Bio-based polymers are made from renewable raw materials that are also used for other purposes, in particular for feeding humans and animals. The proportion used for the production of bioplastics, however, is marginal (approx. 0.02 of the global agricultural area). The bioplastics industry is also adopting the use of non-food crops (2nd and 3rd Generation), such as cellulose and algae or organic waste with a view to its further use to produce bioplastics materials. The even larger growth in the use of biomass feedstock for non-food purposes has demonstrated the technical possibility of producing these materials on a million-ton scale, substituting petrochemical plastics in meaningful quantities.
Recycling of Biomaterials
Bio-based or partially bio-based PE, PET, PP, PVC and biobased nylons, possess properties that are identical to traditional plastics.

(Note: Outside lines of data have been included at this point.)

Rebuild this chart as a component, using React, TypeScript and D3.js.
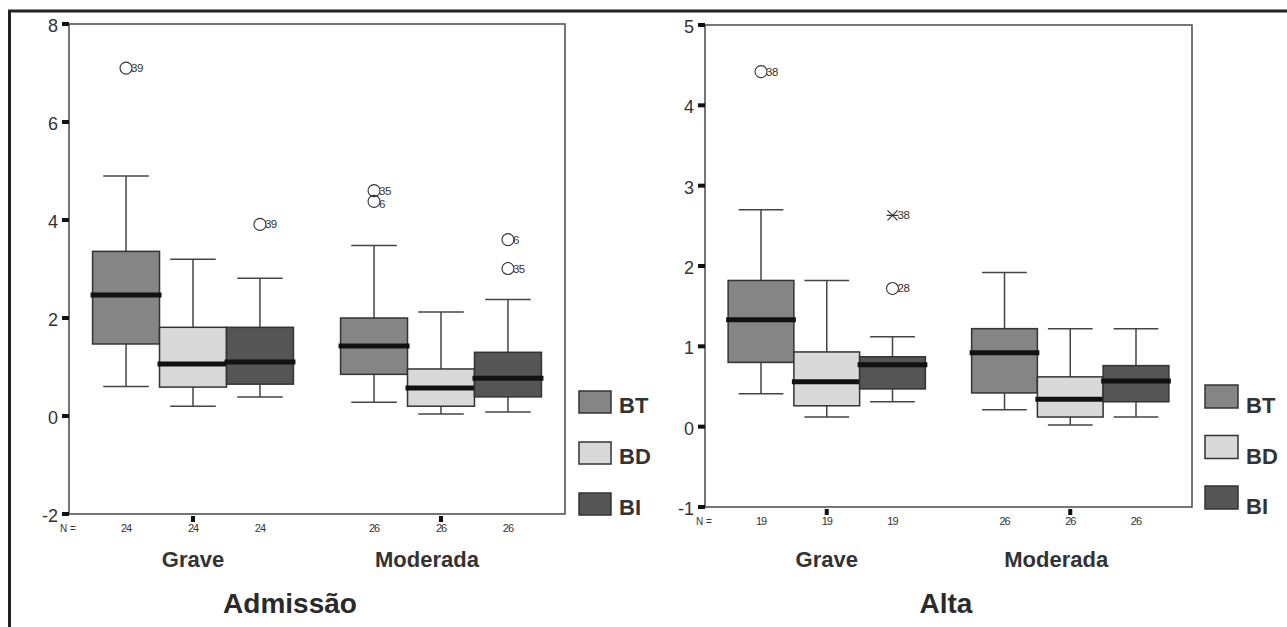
import { scaleBand, scaleLinear } from "d3";

// groups on the x axis and the three boxes in each group
const categories = ["Grave", "Moderada"];
const series = ["BT", "BD", "BI"];
const seriesColors = ["#858585", "#d9d9d9", "#555555"];

// five-number summaries: [low whisker, q1, median, q3, high whisker]
const admStats = [
  [
    [0.6, 1.47, 2.47, 3.36, 4.9],
    [0.2, 0.59, 1.06, 1.81, 3.2],
    [0.39, 0.65, 1.1, 1.81, 2.81],
  ],
  [
    [0.28, 0.85, 1.43, 2.0, 3.48],
    [0.04, 0.2, 0.57, 0.96, 2.12],
    [0.08, 0.39, 0.77, 1.3, 2.38],
  ],
];
const altaStats = [
  [
    [0.41, 0.8, 1.33, 1.82, 2.7],
    [0.12, 0.26, 0.56, 0.93, 1.82],
    [0.31, 0.47, 0.77, 0.87, 1.12],
  ],
  [
    [0.21, 0.42, 0.92, 1.22, 1.92],
    [0.02, 0.12, 0.34, 0.62, 1.22],
    [0.12, 0.31, 0.57, 0.76, 1.22],
  ],
];

// outliers: group index, series index, value, case label, extreme (star) or not
const admOutliers = [
  { g: 0, s: 0, v: 7.1, label: "39", extreme: false },
  { g: 0, s: 2, v: 3.91, label: "39", extreme: false },
  { g: 1, s: 0, v: 4.6, label: "35", extreme: false },
  { g: 1, s: 0, v: 4.38, label: "6", extreme: false },
  { g: 1, s: 2, v: 3.6, label: "6", extreme: false },
  { g: 1, s: 2, v: 3.01, label: "35", extreme: false },
];
const altaOutliers = [
  { g: 0, s: 0, v: 4.42, label: "38", extreme: false },
  { g: 0, s: 2, v: 2.63, label: "38", extreme: true },
  { g: 0, s: 2, v: 1.72, label: "28", extreme: false },
];

const admN = [24, 26];
const altaN = [19, 26];
const admTicks = [-2, 0, 2, 4, 6, 8];
const altaTicks = [-1, 0, 1, 2, 3, 4, 5];

const FONT = "'Liberation Sans', Arial, Helvetica, sans-serif";

const panels = [
  {
    title: "Admissão",
    stats: admStats,
    outliers: admOutliers,
    n: admN,
    domain: [-2, 8],
    ticks: admTicks,
    left: 69,
    right: 565,
    top: 24,
    bottom: 514,
    legendX: 579,
    legendY: 391,
    legendW: 32,
    legendH: 22,
    legendGap: 51,
    legendTextDy: 0,
    titleX: 290,
  },
  {
    title: "Alta",
    stats: altaStats,
    outliers: altaOutliers,
    n: altaN,
    domain: [-1, 5],
    ticks: altaTicks,
    left: 705,
    right: 1192,
    top: 25,
    bottom: 507,
    legendX: 1205,
    legendY: 385,
    legendW: 33,
    legendH: 23,
    legendGap: 50.5,
    legendTextDy: 5,
    titleX: 946,
  },
];

function Panel({ p }: { p: (typeof panels)[number] }) {
  const y = scaleLinear().domain(p.domain).range([p.bottom, p.top]);
  const x = scaleBand().domain(categories).range([p.left, p.right]);
  const boxW = x.bandwidth() * 0.27;
  const capW = boxW * 0.68;
  // center of box s inside group g
  const cx = (g: number, s: number) =>
    (x(categories[g]) as number) + x.bandwidth() / 2 + (s - 1) * boxW;

  // label baselines; push a label down if it would sit on the one above it in the same box
  const labelY: number[] = [];
  p.outliers.forEach((o, i) => {
    let ly = y(o.v) + 4;
    for (let j = 0; j < i; j++) {
      const q = p.outliers[j];
      if (q.g === o.g && q.s === o.s && ly - labelY[j] < 13 && ly >= labelY[j]) {
        ly = labelY[j] + 13;
      }
    }
    labelY.push(ly);
  });

  return (
    <g>
      {/* plot frame */}
      <rect
        x={p.left}
        y={p.top}
        width={p.right - p.left}
        height={p.bottom - p.top}
        fill="none"
        stroke="#4a4a4a"
        strokeWidth={1.5}
      />

      {/* y ticks */}
      {p.ticks.map((t) => (
        <g key={t}>
          <rect x={p.left - 7} y={y(t) - 2} width={7} height={4} fill="#111" />
          <text
            x={p.left - 11}
            y={y(t) + 8}
            textAnchor="end"
            fontSize={18}
            fill="#333"
            fontFamily="'Liberation Sans Narrow', 'Liberation Sans', Arial, sans-serif"
          >
            {t}
          </text>
        </g>
      ))}

      {/* boxes */}
      {p.stats.map((grp, g) =>
        grp.map(([lo, q1, med, q3, hi], s) => {
          const c = cx(g, s);
          return (
            <g key={`${g}-${s}`}>
              <line x1={c} x2={c} y1={y(hi)} y2={y(q3)} stroke="#444" strokeWidth={1.5} />
              <line x1={c} x2={c} y1={y(q1)} y2={y(lo)} stroke="#444" strokeWidth={1.5} />
              <line x1={c - capW / 2} x2={c + capW / 2} y1={y(hi)} y2={y(hi)} stroke="#444" strokeWidth={1.5} />
              <line x1={c - capW / 2} x2={c + capW / 2} y1={y(lo)} y2={y(lo)} stroke="#444" strokeWidth={1.5} />
              <rect
                x={c - boxW / 2}
                y={y(q3)}
                width={boxW}
                height={y(q1) - y(q3)}
                fill={seriesColors[s]}
                stroke="#333"
                strokeWidth={1.5}
              />
              <line
                x1={c - boxW / 2 - 2}
                x2={c + boxW / 2 + 2}
                y1={y(med)}
                y2={y(med)}
                stroke="#111"
                strokeWidth={5}
              />
            </g>
          );
        })
      )}

      {/* outliers */}
      {p.outliers.map((o, i) => {
        const c = cx(o.g, o.s);
        const cy = y(o.v);
        return (
          <g key={i}>
            {o.extreme ? (
              <g stroke="#333" strokeWidth={1.2}>
                <line x1={c - 5} x2={c + 5} y1={cy - 5} y2={cy + 5} />
                <line x1={c - 5} x2={c + 5} y1={cy + 5} y2={cy - 5} />
                <line x1={c - 6} x2={c + 6} y1={cy} y2={cy} />
              </g>
            ) : (
              <circle cx={c} cy={cy} r={6} fill="none" stroke="#333" strokeWidth={1.1} />
            )}
            <text x={c + 5} y={labelY[i]} fontSize={11.5} fill="#333" fontFamily={FONT} letterSpacing={-0.5}>
              {o.label}
            </text>
          </g>
        );
      })}

      {/* x ticks, N labels, group labels */}
      <text x={p.left - 1} y={p.bottom + 18} textAnchor="middle" fontSize={10} fill="#333" fontFamily={FONT}>
        N =
      </text>
      {categories.map((cat, g) => {
        const center = (x(cat) as number) + x.bandwidth() / 2;
        return (
          <g key={cat}>
            <rect x={center - 2} y={p.bottom + 2} width={4} height={6} fill="#111" />
            {series.map((_, s) => (
              <text
                key={s}
                x={cx(g, s)}
                y={p.bottom + 18}
                textAnchor="middle"
                fontSize={11}
                fill="#333"
                fontFamily={FONT}
                letterSpacing={-1}
              >
                {p.n[g]}
              </text>
            ))}
            <text
              x={center - (g === 1 ? 14 : 0)}
              y={567}
              textAnchor="middle"
              fontSize={22}
              fontWeight="bold"
              fill="#333"
              fontFamily={FONT}
            >
              {cat}
            </text>
          </g>
        );
      })}

      {/* legend */}
      {series.map((name, s) => {
        const ly = p.legendY + s * p.legendGap;
        return (
          <g key={name}>
            <rect
              x={p.legendX}
              y={ly}
              width={p.legendW}
              height={p.legendH}
              fill={seriesColors[s]}
              stroke="#333"
              strokeWidth={1.5}
            />
            <text
              x={p.legendX + p.legendW + 8}
              y={ly + p.legendH + p.legendTextDy}
              fontSize={22}
              fontWeight="bold"
              fill="#333"
              fontFamily={FONT}
            >
              {name}
            </text>
          </g>
        );
      })}

      {/* panel title */}
      <text
        x={p.titleX}
        y={613}
        textAnchor="middle"
        fontSize={28}
        fontWeight="bold"
        fill="#2a2a2a"
        fontFamily={FONT}
      >
        {p.title}
      </text>
    </g>
  );
}

export default function App() {
  return (
    <svg
      width={1287}
      height={627}
      style={{ position: "absolute", left: 0, top: 0, background: "#fff" }}
    >
      <rect width={1287} height={627} fill="#fff" />
      {/* outer figure frame */}
      <line x1={8} x2={1287} y1={11} y2={11} stroke="#222" strokeWidth={3} />
      <line x1={9.5} x2={9.5} y1={10} y2={627} stroke="#222" strokeWidth={3} />
      {panels.map((p) => (
        <Panel key={p.title} p={p} />
      ))}
    </svg>
  );
}
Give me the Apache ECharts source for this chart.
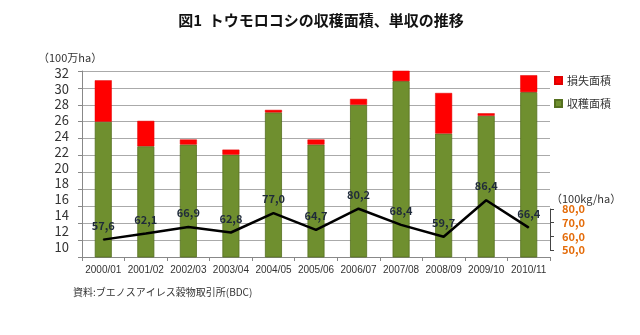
<!DOCTYPE html>
<html><head><meta charset="utf-8">
<script src="https://cdn.jsdelivr.net/npm/echarts@6/dist/echarts.min.js"></script>
<style>html,body{margin:0;padding:0;background:#fff}#c{width:640px;height:335px}</style>
</head><body><div id="c"></div>
<script>
var categories = ['2000/01','2001/02','2002/03','2003/04','2004/05','2005/06','2006/07','2007/08','2008/09','2009/10','2010/11'];
var harvested = [26.0, 23.1, 23.3, 22.1, 27.1, 23.3, 28.0, 30.8, 24.6, 26.7, 29.5];
var lost = [4.9, 3.0, 0.6, 0.6, 0.3, 0.6, 0.7, 1.3, 4.8, 0.3, 2.0];
var yieldVals = [57.6, 62.1, 66.9, 62.8, 77.0, 64.7, 80.2, 68.4, 59.7, 86.4, 66.4];
var leftTicks = [10,12,14,16,18,20,22,24,26,28,30,32];
var rightTicks = [50,60,70,80];

var FONT = '"Noto Sans CJK JP", "DejaVu Sans", sans-serif';
var chart = echarts.init(document.getElementById('c'), null, {renderer:'canvas'});
var fmt = function(v){ return v.toFixed(1).replace('.', ','); };
chart.setOption({
  backgroundColor: '#ffffff',
  textStyle: {fontFamily: FONT},
  animation: false,
  title: [
    {text: '図1  トウモロコシの収穫面積、単収の推移', left: 316, top: 8, textAlign: 'center',
     textStyle: {fontSize: 15, fontWeight: 'bold', color: '#111', fontFamily: FONT}},
    {text: '（100万ha）', left: 33, top: 47, textStyle: {fontSize: 11, fontWeight: 'normal', color: '#333', fontFamily: FONT}},
    {text: '（100kg/ha）', left: 546, top: 188, textStyle: {fontSize: 11, fontWeight: 'normal', color: '#333', fontFamily: FONT}},
    {text: '資料:ブエノスアイレス穀物取引所(BDC)', left: 68, top: 282, textStyle: {fontSize: 10, fontWeight: 'normal', color: '#333', fontFamily: FONT}}
  ],
  legend: {
    data: ['損失面積', '収穫面積'], orient: 'vertical', left: 549, top: 70,
    itemWidth: 7, itemHeight: 7, itemGap: 12, icon: 'rect',
    textStyle: {fontSize: 11, color: '#333', fontFamily: FONT}
  },
  grid: [
    {left: 82, right: 90, top: 71, bottom: 78},
    {left: 82, right: 90, top: 209, height: 41}
  ],
  xAxis: [
    {type: 'category', data: categories, gridIndex: 0,
     axisLine: {lineStyle: {color: '#888'}},
     axisTick: {show: true, length: 4, lineStyle: {color: '#888'}},
     axisLabel: {interval: 0, fontSize: 10, color: '#333', margin: 8, fontFamily: '"Liberation Sans", "DejaVu Sans", sans-serif'}},
    {type: 'category', data: categories, gridIndex: 1, show: false}
  ],
  yAxis: [
    {type: 'value', gridIndex: 0, min: 10, max: 32, interval: 2,
     axisLine: {show: true, lineStyle: {color: '#888'}},
     axisTick: {show: true, length: 4, lineStyle: {color: '#888'}},
     axisLabel: {show: false},
     splitLine: {lineStyle: {color: '#aaa', width: 1}}},
    {type: 'value', gridIndex: 0, min: 8.69, max: 32.25, position: 'left',
     axisLine: {show: false}, axisTick: {show: false}, splitLine: {show: false},
     axisLabel: {customValues: leftTicks, fontSize: 13, color: '#333', margin: 13, fontFamily: FONT}},
    {type: 'value', gridIndex: 1, min: 50, max: 80, interval: 10, position: 'right',
     axisLine: {show: true, lineStyle: {color: '#444'}},
     axisTick: {show: true, length: 4, lineStyle: {color: '#444'}},
     splitLine: {show: false},
     axisLabel: {customValues: rightTicks, formatter: function(v){return fmt(v);}, fontSize: 11, fontWeight: 'bold', color: '#e46c0a', margin: 12, fontFamily: FONT}}
  ],
  series: [
    {name: '収穫面積', type: 'bar', stack: 'a', xAxisIndex: 0, yAxisIndex: 0, data: harvested, barWidth: 17,
     itemStyle: {color: '#6f8f2f', borderColor: '#55701f', borderWidth: 0.8}},
    {name: '損失面積', type: 'bar', stack: 'a', xAxisIndex: 0, yAxisIndex: 0, data: lost, barWidth: 17,
     itemStyle: {color: '#ff0000', borderColor: '#e00000', borderWidth: 0.5}},
    {name: '単収', type: 'line', xAxisIndex: 1, yAxisIndex: 2, data: yieldVals, clip: false,
     showSymbol: true, symbol: 'circle', symbolSize: 1, itemStyle: {color: '#000'},
     lineStyle: {color: '#000', width: 2.5},
     label: {show: true, position: 'top', distance: 8, formatter: function(p){return fmt(p.value);},
             fontSize: 11, fontWeight: 'bold', color: '#1f2a3a', fontFamily: FONT},
     z: 5}
  ]
});
</script></body></html>
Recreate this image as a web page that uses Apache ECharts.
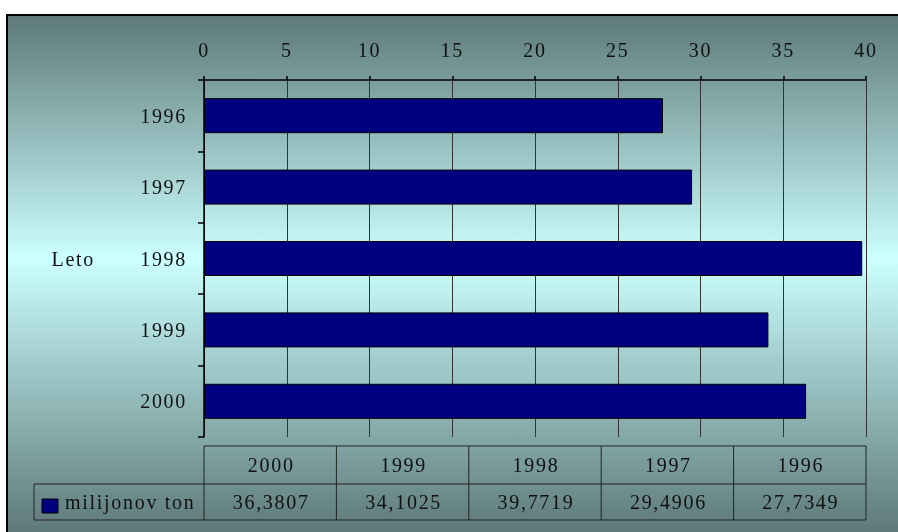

These bioplastics are called drop-in bioplastics and are technically equivalent to their fossil counterparts; yet, they help to reduce a product’s carbon footprint. These biobased versions will then be able to be recycled in the same way as traditional materials using the existing infrastructure and without affecting the quality of the recycled plastic.
New biomaterials, such as PLA, PHA, Cellulose or starch-based materials offer solutions with completely new funtionalities, such as compostability and in some cases optimised barrier properties. Along with the growth in variety of bioplastic materials, properties, such as flexibility, durability, printability, transperency, barrier, heat resistence, gloss and many more have been significantly enhanced.